Furthermore, blockchain can reduce the cost of compliance with Know Your Customer (KYC) and Anti-Money Laundering (AML) regulations. A supplier that has been verified by one bank in the network can share that credential with another, avoiding redundant checks. This lowers the barrier to entry for small businesses that cannot afford multiple compliance procedures. The World Trade Organization has noted that such digital identity solutions could unlock up to $1 trillion in additional global trade by reducing frictional costs.
Conclusion: The Road Ahead for Automated Supply Chain Finance
Blockchain technology is not a silver bullet, but it addresses fundamental structural problems in supply chain financing that have persisted for decades. The combination of an immutable shared ledger, programmatic smart contracts, and real-time IoT data creates a framework where trust is embedded in the system rather than enforced by intermediaries. As interoperability standards mature, AI adds predictive power, and digital currencies enable frictionless settlement, the automation of trade finance will shift from pilots to mainstream adoption.

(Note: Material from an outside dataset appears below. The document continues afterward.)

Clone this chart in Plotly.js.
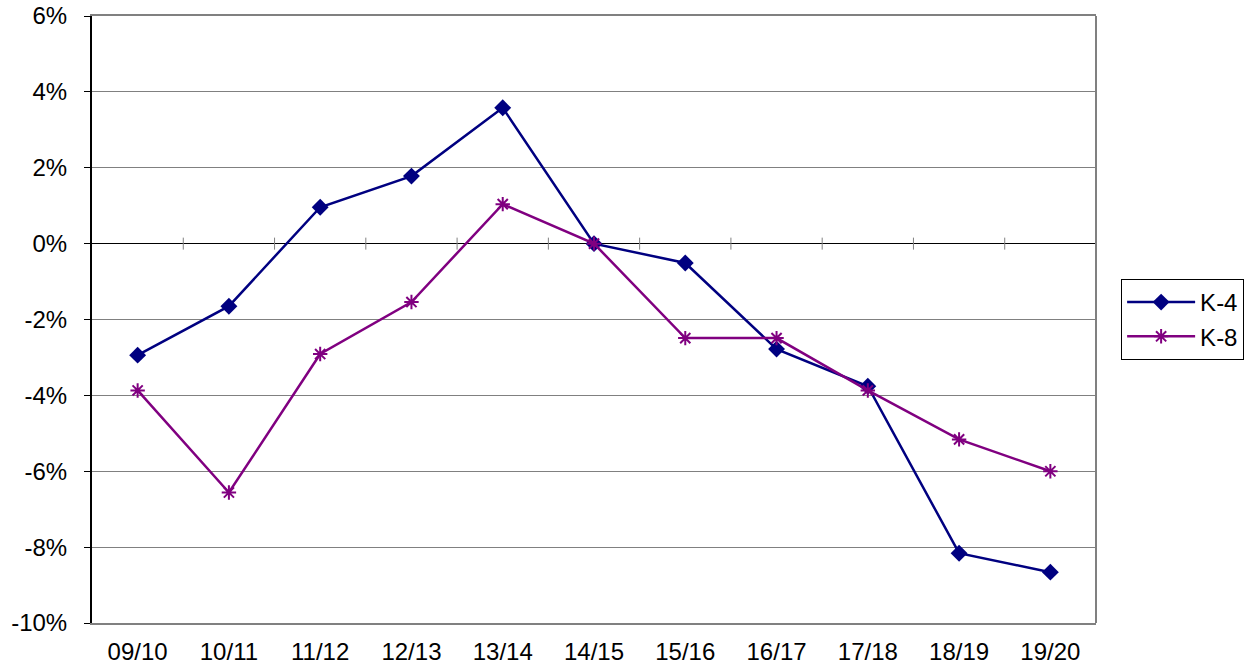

Businesses that begin preparing now — by digitizing trade documents, participating in consortium networks, and exploring tokenization — will be positioned to capture efficiency gains and lower financing costs. Regulators and industry bodies must also collaborate to establish legal clarity for smart contracts and digital assets. With the right infrastructure, blockchain-driven supply chain finance can reduce the $2.5 trillion financing gap for SMEs, accelerate cross-border trade, and build a more resilient global economy. The future will belong to those who embrace transparent, automated, and inclusive financial ecosystems.